#### [Exercise details]
Retype the opening lines of the listing below, ending with the line that contains "228, 205, 168]", and leave out any pictures.
---
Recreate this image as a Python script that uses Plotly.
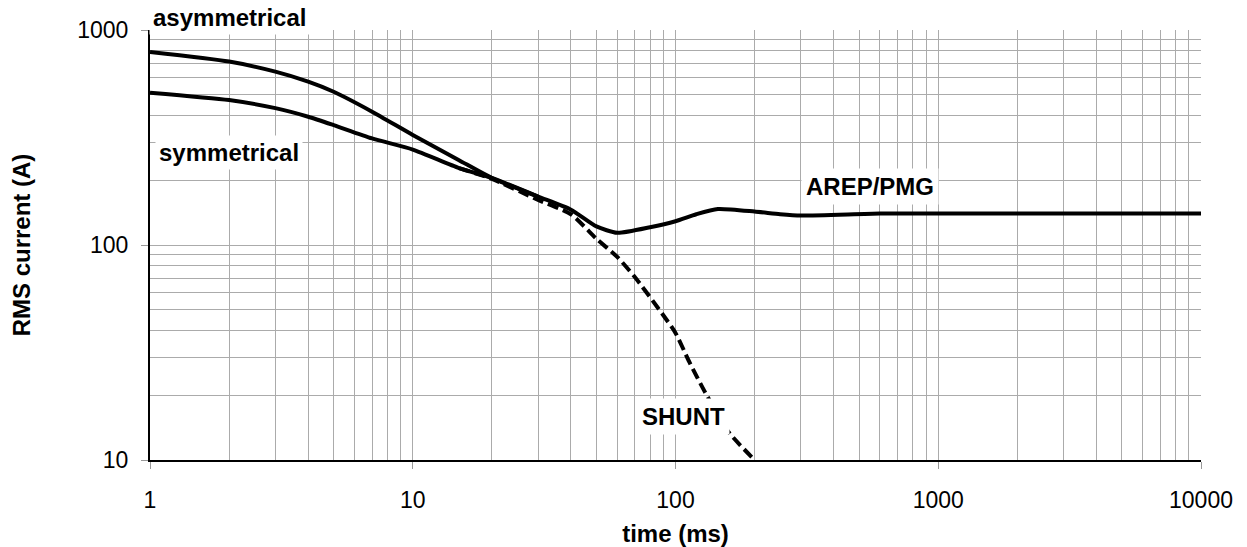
import numpy as np
import plotly.graph_objects as go

# ---- data ----
t_asym = [1, 2, 3, 4, 5, 7, 10, 15, 20, 30, 40, 50, 60, 80, 100, 120, 145, 200, 250, 300, 600, 1000, 10000]
i_asym = [790, 713, 640, 575, 516, 417, 325, 248, 205, 168, 146, 122, 114, 121, 129, 139, 147, 143, 139, 137, 140, 140, 140]

t_sym = [1, 2, 3, 4, 5, 7, 10, 15, 20, 30]
i_sym = [511, 472, 433, 395, 361, 313, 278, 228, 205, 168]

t_shunt = [15, 20, 30, 40, 50, 60, 70, 90, 100, 113, 130, 160, 200]
i_shunt = [228, 203, 162, 139, 107, 88, 71, 47, 39, 28.5, 20.5, 13.4, 10]

x_ticks = [1, 10, 100, 1000, 10000]
y_ticks = [10, 100, 1000]

FONT = "Liberation Sans, Arial, sans-serif"

fig = go.Figure()
fig.add_trace(go.Scatter(x=t_sym, y=i_sym, mode="lines",
                         line=dict(color="black", width=4, shape="spline", smoothing=0.6),
                         showlegend=False))
fig.add_trace(go.Scatter(x=t_asym, y=i_asym, mode="lines",
                         line=dict(color="black", width=4, shape="spline", smoothing=0.6),
                         showlegend=False))
fig.add_trace(go.Scatter(x=t_shunt, y=i_shunt, mode="lines",
                         line=dict(color="black", width=4, dash="11px,5px", shape="spline", smoothing=0.6),
                         showlegend=False))

lab_font = dict(family=FONT, size=24, color="black")
fig.add_annotation(x=np.log10(2.0), y=1.028, yref="paper", yanchor="middle",
                   text="<b>asymmetrical</b>",
                   showarrow=False, bgcolor="white", borderpad=3, font=lab_font)
fig.add_annotation(x=np.log10(2.0), y=np.log10(270), text="<b>symmetrical</b>",
                   showarrow=False, bgcolor="white", borderpad=3, font=lab_font)
fig.add_annotation(x=np.log10(551), y=np.log10(188), text="<b>AREP/PMG</b>",
                   showarrow=False, bgcolor="white", borderpad=4, font=lab_font)
fig.add_annotation(x=np.log10(107), y=np.log10(16.0), text="<b>SHUNT</b>",
                   showarrow=False, bgcolor="white", borderpad=4, font=lab_font)

grid = "#ababab"
tick_font = dict(family=FONT, size=23, color="black")
title_font = dict(family=FONT, size=24, color="black")
fig.update_xaxes(type="log", range=[0, 4], tickvals=x_ticks,
                 ticktext=[str(v) for v in x_ticks],
                 showgrid=True, gridcolor=grid, gridwidth=1,
                 minor=dict(dtick="D1", showgrid=True, gridcolor=grid, gridwidth=1, ticks=""),
                 showline=True, linecolor="black", linewidth=2,
                 ticks="outside", ticklen=7, tickcolor="#999999",
                 ticklabelstandoff=11, automargin=False,
                 zeroline=False, tickfont=tick_font,
                 title=dict(text="<b>time (ms)</b>", font=title_font, standoff=15))
fig.update_yaxes(type="log", range=[1, 3], tickvals=y_ticks,
                 ticktext=[str(v) for v in y_ticks],
                 showgrid=True, gridcolor=grid, gridwidth=1,
                 minor=dict(dtick="D1", showgrid=True, gridcolor=grid, gridwidth=1, ticks=""),
                 showline=True, linecolor="black", linewidth=2,
                 ticks="outside", ticklen=7, tickcolor="#999999",
                 ticklabelstandoff=8, automargin=False,
                 zeroline=False, tickfont=tick_font,
                 title=dict(text="<b>RMS current (A)</b>", font=title_font, standoff=40))

fig.update_layout(width=1247, height=547,
                  margin=dict(l=150, r=46, t=30, b=87),
                  plot_bgcolor="white", paper_bgcolor="white",
                  showlegend=False)

fig.write_html("out.html")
---
#### [Expected output]
Recreate this image as a Python script that uses Plotly.
import numpy as np
import plotly.graph_objects as go

# ---- data ----
t_asym = [1, 2, 3, 4, 5, 7, 10, 15, 20, 30, 40, 50, 60, 80, 100, 120, 145, 200, 250, 300, 600, 1000, 10000]
i_asym = [790, 713, 640, 575, 516, 417, 325, 248, 205, 168, 146, 122, 114, 121, 129, 139, 147, 143, 139, 137, 140, 140, 140]

t_sym = [1, 2, 3, 4, 5, 7, 10, 15, 20, 30]
i_sym = [511, 472, 433, 395, 361, 313, 278, 228, 205, 168]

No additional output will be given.